_WHAT IS NEEDED:_ Reproduce all the material exactly, minus any pictures it holds.

_RAW DATA:_

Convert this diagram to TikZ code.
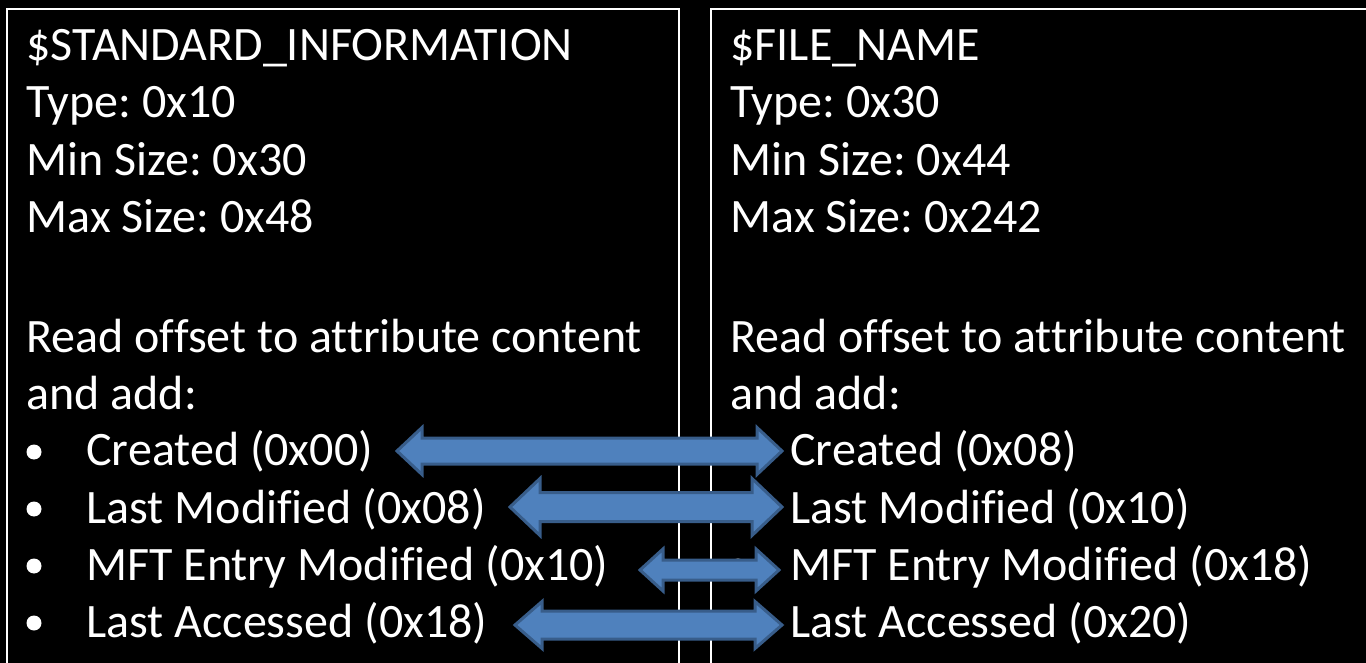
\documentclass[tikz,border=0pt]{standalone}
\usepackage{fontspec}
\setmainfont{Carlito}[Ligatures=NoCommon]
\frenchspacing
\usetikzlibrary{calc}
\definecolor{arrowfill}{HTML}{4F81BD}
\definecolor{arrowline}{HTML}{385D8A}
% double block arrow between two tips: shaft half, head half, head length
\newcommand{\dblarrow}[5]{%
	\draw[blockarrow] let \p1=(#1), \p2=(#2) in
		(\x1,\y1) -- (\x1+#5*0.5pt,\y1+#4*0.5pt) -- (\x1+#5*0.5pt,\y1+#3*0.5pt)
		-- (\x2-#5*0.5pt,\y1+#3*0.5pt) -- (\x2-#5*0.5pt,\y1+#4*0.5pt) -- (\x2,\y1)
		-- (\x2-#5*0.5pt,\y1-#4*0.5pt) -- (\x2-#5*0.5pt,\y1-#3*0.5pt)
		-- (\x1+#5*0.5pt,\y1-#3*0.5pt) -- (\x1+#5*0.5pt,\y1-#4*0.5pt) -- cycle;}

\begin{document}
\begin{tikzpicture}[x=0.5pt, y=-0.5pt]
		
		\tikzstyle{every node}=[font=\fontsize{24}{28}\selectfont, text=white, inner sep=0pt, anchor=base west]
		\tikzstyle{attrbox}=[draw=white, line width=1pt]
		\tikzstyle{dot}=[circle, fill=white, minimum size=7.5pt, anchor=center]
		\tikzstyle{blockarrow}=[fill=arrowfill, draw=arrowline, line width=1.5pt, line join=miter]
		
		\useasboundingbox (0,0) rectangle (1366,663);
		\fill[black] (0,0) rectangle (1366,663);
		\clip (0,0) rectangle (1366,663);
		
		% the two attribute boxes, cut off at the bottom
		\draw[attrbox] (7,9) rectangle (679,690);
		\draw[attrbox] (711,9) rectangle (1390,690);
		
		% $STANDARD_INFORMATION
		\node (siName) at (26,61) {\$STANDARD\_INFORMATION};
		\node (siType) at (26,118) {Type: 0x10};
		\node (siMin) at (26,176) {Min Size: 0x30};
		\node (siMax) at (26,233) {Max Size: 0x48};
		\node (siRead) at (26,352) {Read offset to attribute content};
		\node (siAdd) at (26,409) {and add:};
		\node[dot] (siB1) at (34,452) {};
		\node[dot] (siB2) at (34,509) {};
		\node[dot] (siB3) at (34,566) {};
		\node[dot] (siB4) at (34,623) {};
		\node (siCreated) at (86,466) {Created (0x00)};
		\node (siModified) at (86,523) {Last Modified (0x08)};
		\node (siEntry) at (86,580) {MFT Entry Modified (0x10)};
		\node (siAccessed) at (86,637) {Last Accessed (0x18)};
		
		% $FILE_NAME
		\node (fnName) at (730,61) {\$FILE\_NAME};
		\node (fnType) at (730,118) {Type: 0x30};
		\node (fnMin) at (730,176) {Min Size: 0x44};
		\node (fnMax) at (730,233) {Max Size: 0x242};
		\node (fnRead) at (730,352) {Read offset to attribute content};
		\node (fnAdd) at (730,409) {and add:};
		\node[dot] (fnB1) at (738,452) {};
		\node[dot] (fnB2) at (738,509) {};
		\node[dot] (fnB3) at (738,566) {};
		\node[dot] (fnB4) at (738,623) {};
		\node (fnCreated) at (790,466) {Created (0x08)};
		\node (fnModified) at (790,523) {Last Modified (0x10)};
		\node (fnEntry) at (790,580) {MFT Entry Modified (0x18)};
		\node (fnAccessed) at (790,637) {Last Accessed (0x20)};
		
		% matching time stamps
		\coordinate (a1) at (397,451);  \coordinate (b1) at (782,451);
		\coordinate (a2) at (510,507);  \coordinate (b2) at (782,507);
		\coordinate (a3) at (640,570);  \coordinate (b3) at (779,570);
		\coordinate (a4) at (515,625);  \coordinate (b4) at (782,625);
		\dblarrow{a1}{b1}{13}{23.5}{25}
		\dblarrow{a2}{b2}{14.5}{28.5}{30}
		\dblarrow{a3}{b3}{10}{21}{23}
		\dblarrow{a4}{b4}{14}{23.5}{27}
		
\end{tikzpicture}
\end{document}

_REPLY:_
Convert this diagram to TikZ code.
\documentclass[tikz,border=0pt]{standalone}
\usepackage{fontspec}
\setmainfont{Carlito}[Ligatures=NoCommon]
\frenchspacing
\usetikzlibrary{calc}
\definecolor{arrowfill}{HTML}{4F81BD}
\definecolor{arrowline}{HTML}{385D8A}
% double block arrow between two tips: shaft half, head half, head length
\newcommand{\dblarrow}[5]{%
	\draw[blockarrow] let \p1=(#1), \p2=(#2) in
		(\x1,\y1) -- (\x1+#5*0.5pt,\y1+#4*0.5pt) -- (\x1+#5*0.5pt,\y1+#3*0.5pt)
		-- (\x2-#5*0.5pt,\y1+#3*0.5pt) -- (\x2-#5*0.5pt,\y1+#4*0.5pt) -- (\x2,\y1)
		-- (\x2-#5*0.5pt,\y1-#4*0.5pt) -- (\x2-#5*0.5pt,\y1-#3*0.5pt)
		-- (\x1+#5*0.5pt,\y1-#3*0.5pt) -- (\x1+#5*0.5pt,\y1-#4*0.5pt) -- cycle;}

\begin{document}
\begin{tikzpicture}[x=0.5pt, y=-0.5pt]
		
		\tikzstyle{every node}=[font=\fontsize{24}{28}\selectfont, text=white, inner sep=0pt, anchor=base west]
		\tikzstyle{attrbox}=[draw=white, line width=1pt]
		\tikzstyle{dot}=[circle, fill=white, minimum size=7.5pt, anchor=center]
		\tikzstyle{blockarrow}=[fill=arrowfill, draw=arrowline, line width=1.5pt, line join=miter]
		
		\useasboundingbox (0,0) rectangle (1366,663);
		\fill[black] (0,0) rectangle (1366,663);
		\clip (0,0) rectangle (1366,663);
		
		% the two attribute boxes, cut off at the bottom
		\draw[attrbox] (7,9) rectangle (679,690);
		\draw[attrbox] (711,9) rectangle (1390,690);
		
		% $STANDARD_INFORMATION
		\node (siName) at (26,61) {\$STANDARD\_INFORMATION};
		\node (siType) at (26,118) {Type: 0x10};
		\node (siMin) at (26,176) {Min Size: 0x30};
		\node (siMax) at (26,233) {Max Size: 0x48};
		\node (siRead) at (26,352) {Read offset to attribute content};
		\node (siAdd) at (26,409) {and add:};
		\node[dot] (siB1) at (34,452) {};
		\node[dot] (siB2) at (34,509) {};
		\node[dot] (siB3) at (34,566) {};
		\node[dot] (siB4) at (34,623) {};
		\node (siCreated) at (86,466) {Created (0x00)};
		\node (siModified) at (86,523) {Last Modified (0x08)};
		\node (siEntry) at (86,580) {MFT Entry Modified (0x10)};
		\node (siAccessed) at (86,637) {Last Accessed (0x18)};
		
		% $FILE_NAME
		\node (fnName) at (730,61) {\$FILE\_NAME};
		\node (fnType) at (730,118) {Type: 0x30};
		\node (fnMin) at (730,176) {Min Size: 0x44};
		\node (fnMax) at (730,233) {Max Size: 0x242};
		\node (fnRead) at (730,352) {Read offset to attribute content};
		\node (fnAdd) at (730,409) {and add:};
		\node[dot] (fnB1) at (738,452) {};
		\node[dot] (fnB2) at (738,509) {};
		\node[dot] (fnB3) at (738,566) {};
		\node[dot] (fnB4) at (738,623) {};
		\node (fnCreated) at (790,466) {Created (0x08)};
		\node (fnModified) at (790,523) {Last Modified (0x10)};
		\node (fnEntry) at (790,580) {MFT Entry Modified (0x18)};
		\node (fnAccessed) at (790,637) {Last Accessed (0x20)};
		
		% matching time stamps
		\coordinate (a1) at (397,451);  \coordinate (b1) at (782,451);
		\coordinate (a2) at (510,507);  \coordinate (b2) at (782,507);
		\coordinate (a3) at (640,570);  \coordinate (b3) at (779,570);
		\coordinate (a4) at (515,625);  \coordinate (b4) at (782,625);
		\dblarrow{a1}{b1}{13}{23.5}{25}
		\dblarrow{a2}{b2}{14.5}{28.5}{30}
		\dblarrow{a3}{b3}{10}{21}{23}
		\dblarrow{a4}{b4}{14}{23.5}{27}
		
\end{tikzpicture}
\end{document}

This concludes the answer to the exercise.